Pour commencer, le cycle de resserrement de la politique monétaire n’est pas tout à fait achevé (même si, bien évidemment, la fin est de plus en plus proche). Par ailleurs, une inflation sous-jacente encore persistante va conduire les banques centrales à maintenir leurs taux directeurs à des niveaux restrictifs (c’est-à-dire au-dessus du taux neutre) même face à une croissance molle.
Le temps des politiques monétaires «préventives» est bel et bien révolu: l’argument du délai (généralement estimé à six mois) entre une action sur les taux directeurs et ses effets sur l’économie ne sera pas vraisemblablement pas utilisé pour déclencher un assouplissement avant d’être assuré du retour de l’inflation vers 2%.
A ce titre, le ralentissement de la croissance du crédit au secteur privé dans la zone euro et le remboursement des opérations de refinancement ciblées à long terme ne seront pas les éléments déclencheurs d’un «pivot» de la politique monétaire. Depuis novembre dernier, les banques ont remboursé, par anticipation ou non, un total de 1489,1 milliards d’euros de ces TLTROs (dont 506,3 le 28 juin), un mouvement susceptible à terme de conduire les banques à durcir les conditions d’octroi de prêts (même si la liquidité excédentaire reste très abondante).
Bien sûr mais en ayant conscience que, dans les prochains trimestres, les banquiers centraux suivront davantage (‘disséqueront’ pour reprendre le terme utilisé par Christine Lagarde) l’évolution des prix. Les toutes dernières nouvelles dans les pays de la zone euro sont d’ailleurs plutôt encourageantes avec des indices de prix à la consommation pour juin légèrement sous les attentes en Italie, Espagne et plusieurs régions allemandes.
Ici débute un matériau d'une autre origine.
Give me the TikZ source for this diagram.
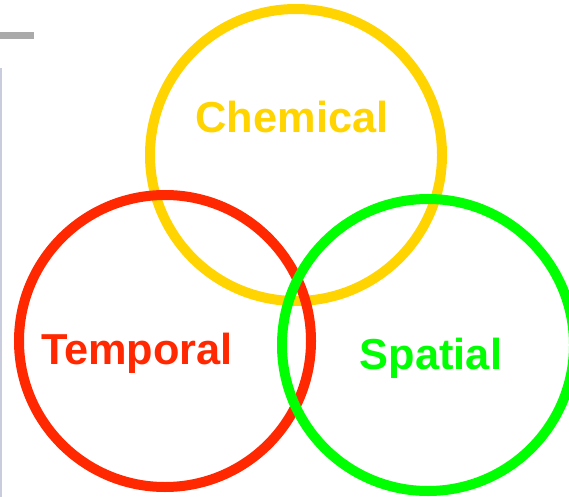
\documentclass[tikz,border=0pt]{standalone}
\usepackage{fontspec}
\setmainfont{Liberation Sans}
\definecolor{cyellow}{RGB}{255,212,0}
\definecolor{cred}{RGB}{255,40,0}
\definecolor{cgreen}{RGB}{0,255,0}
\definecolor{cbar}{RGB}{170,170,170}
\definecolor{cedge}{RGB}{200,204,220}
\tikzset{venn/.style={x=1bp,y=-1bp,line width=10bp},
  ring/.style={line width=10bp},
  lbl/.style={anchor=base,font=\fontsize{43.5}{44}\selectfont\bfseries,inner sep=0pt}}

\begin{document}
\begin{tikzpicture}[venn]
    \useasboundingbox (0,0) rectangle (569,497);
    \fill[cbar]  (0,32) rectangle (34,39);
    \fill[cedge] (0,68) rectangle (2,497);
    \draw[ring,cyellow] (296,155) circle (146);
    \draw[ring,cred]    (165,341) circle (146);
    \draw[ring,cgreen]  (428,345) circle (146);
    \node[lbl,cyellow] (chem) at (292,133) {Chemical};
    \node[lbl,cred]    (temp) at (137,364) {Temporal};
    \node[lbl,cgreen]  (spat) at (431,369) {Spatial};
\end{tikzpicture}
\end{document}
Attention toutefois, une hirondelle ne fait pas le printemps et une ou deux données ne créent pas une tendance.
Il y a quelques mois encore, les investisseurs auraient sans doute pris le prétexte de ces résultats couplés à la dégradation des enquêtes d’activité dans la zone euro pour abandonner leurs anticipations d’une poursuite de la remontée des taux directeurs.
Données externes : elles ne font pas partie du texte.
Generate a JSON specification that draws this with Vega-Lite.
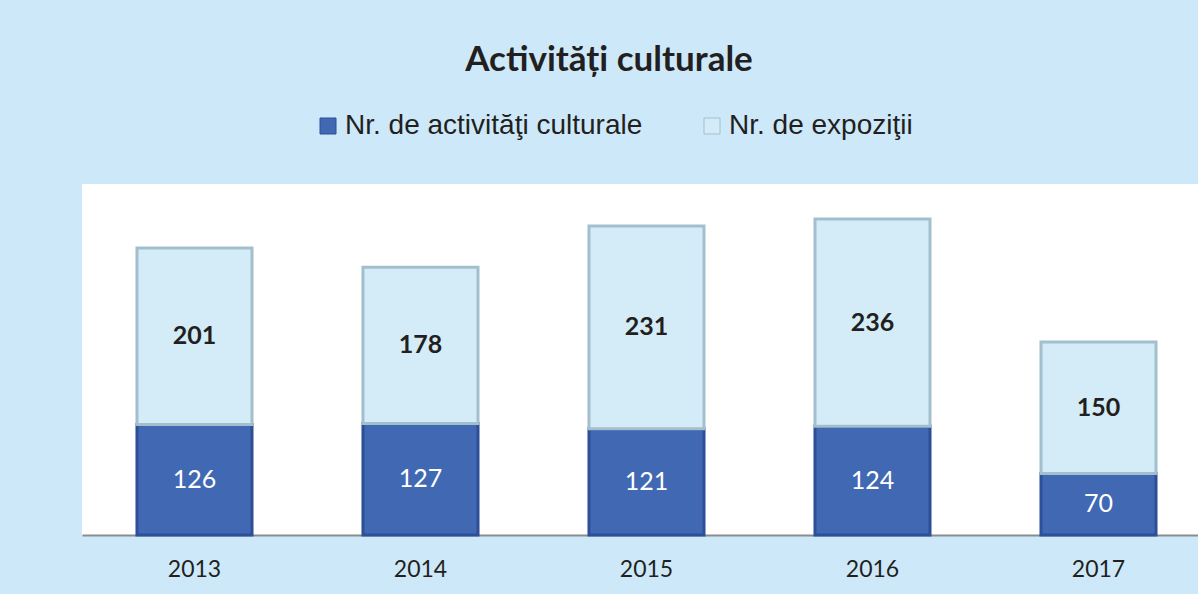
{
  "$schema": "https://vega.github.io/schema/vega-lite/v6.json",
  "autosize": "none",
  "width": 1116,
  "height": 351,
  "padding": {"left": 82, "top": 184, "right": 0, "bottom": 59},
  "background": "#cde9f9",
  "title": {
    "text": "Activități culturale",
    "font": "Lato",
    "fontWeight": "bold",
    "fontSize": 35,
    "color": "#231f20",
    "anchor": "middle",
    "dx": -31,
    "offset": 34
  },
  "config": {
    "view": {"fill": "white", "stroke": null},
    "font": "Lato"
  },
  "data": {
    "values": [
      {"year": "2013", "series": "Nr. de activităţi culturale", "ord": 1, "value": 126},
      {"year": "2013", "series": "Nr. de expoziţii", "ord": 2, "value": 201},
      {"year": "2014", "series": "Nr. de activităţi culturale", "ord": 1, "value": 127},
      {"year": "2014", "series": "Nr. de expoziţii", "ord": 2, "value": 178},
      {"year": "2015", "series": "Nr. de activităţi culturale", "ord": 1, "value": 121},
      {"year": "2015", "series": "Nr. de expoziţii", "ord": 2, "value": 231},
      {"year": "2016", "series": "Nr. de activităţi culturale", "ord": 1, "value": 124},
      {"year": "2016", "series": "Nr. de expoziţii", "ord": 2, "value": 236},
      {"year": "2017", "series": "Nr. de activităţi culturale", "ord": 1, "value": 70},
      {"year": "2017", "series": "Nr. de expoziţii", "ord": 2, "value": 150}
    ]
  },
  "encoding": {
    "x": {
      "field": "year",
      "type": "nominal",
      "scale": {"paddingInner": 0.491, "paddingOuter": 0.2145, "align": 0.567},
      "axis": {
        "title": null,
        "labelAngle": 0,
        "labelFont": "Lato",
        "labelFontSize": 23,
        "labelColor": "#231f20",
        "labelPadding": 23,
        "ticks": false,
        "domainColor": "#8c8c8c",
        "domainWidth": 2,
        "grid": false
      }
    },
    "y": {
      "field": "value",
      "type": "quantitative",
      "stack": "zero",
      "scale": {"domain": [0, 400], "nice": false},
      "axis": null
    },
    "order": {"field": "ord", "type": "quantitative"}
  },
  "layer": [
    {
      "mark": {"type": "bar", "strokeWidth": 3},
      "encoding": {
        "color": {
          "field": "series",
          "type": "nominal",
          "scale": {
            "domain": ["Nr. de activităţi culturale", "Nr. de expoziţii"],
            "range": ["#4169b3", "#d3ecf7"]
          },
          "legend": {
            "orient": "none",
            "direction": "horizontal",
            "legendX": 232,
            "legendY": -72,
            "title": null,
            "padding": 0,
            "symbolType": "square",
            "symbolSize": 256,
            "symbolStrokeWidth": 1,
            "labelFont": "Liberation Sans",
            "labelFontSize": 28,
            "labelColor": "#231f20",
            "labelOffset": 3,
            "columnPadding": 55,
            "labelLimit": 600
          }
        },
        "stroke": {
          "field": "series",
          "type": "nominal",
          "scale": {
            "domain": ["Nr. de activităţi culturale", "Nr. de expoziţii"],
            "range": ["#2d4f98", "#a3bfcd"]
          },
          "legend": null
        }
      }
    },
    {
      "mark": {"type": "text", "font": "Lato", "fontSize": 25, "color": "white", "baseline": "middle"},
      "encoding": {
        "y": {"field": "value", "type": "quantitative", "stack": "zero", "bandPosition": 0.5},
        "text": {"field": "value", "type": "quantitative"},
        "opacity": {"condition": {"test": "datum.ord == 1", "value": 1}, "value": 0}
      }
    },
    {
      "mark": {"type": "text", "font": "Lato", "fontSize": 25, "fontWeight": "bold", "color": "#231f20", "baseline": "middle"},
      "encoding": {
        "y": {"field": "value", "type": "quantitative", "stack": "zero", "bandPosition": 0.5},
        "text": {"field": "value", "type": "quantitative"},
        "opacity": {"condition": {"test": "datum.ord == 2", "value": 1}, "value": 0}
      }
    }
  ]
}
Les résultats préliminaires des enquêtes PMI (Purchasing Manager Index) dans la zone euro ont en effet révélé un net repli de l’indice Composite de 52,8 à 50,3 (au plus bas depuis janvier), la baisse étant observée dans le secteur manufacturier et dans celui des services. Le recul de l’indice dans le secteur des services a été spectaculaire en France (de 52,5 à 48, au plus bas en 28 mois). Au même moment, la confiance des ménages français s’est redressée mais l’indice reste nettement inférieur à sa moyenne de long terme (et sous les seuils atteints durant la pandémie) et le climat des affaires dans l’industrie est un peu meilleur qu’en mai. Le niveau des indices PMI au 2e trimestre correspond historiquement à une contraction du PIB de 0,5% alors que dans sa dernière note de conjoncture, l’INSEE prévoit une croissance du PIB très modeste pour le reste de l’année (+0,1%) aux 2e et 3e trimestres suivie d’une hausse de 0,2% au 4e. La Banque de France envisage elle aussi une hausse de 0,1% au 2e trimestre.
En Allemagne, l’indice PMI du secteur manufacturier est tombé à 41, au plus bas depuis 37 mois et l’indice des services a baissé de 57,2 à 54,1, plus bas de 3 mois. Par ailleurs, le climat des affaires mesuré par l’institut IFO a connu une baisse, particulièrement marquée pour la composante reflétant les perspectives. Les indices ont effacé toute l’amélioration observée depuis le début de l’année et les niveaux atteints en juin correspondent à une récession de l’économie allemande. Malgré cela, la Bundesbank prévoit une légère progression du PIB au 2e trimestre.
Quand la croissance est faible, il est préférable d’éviter l’inflation!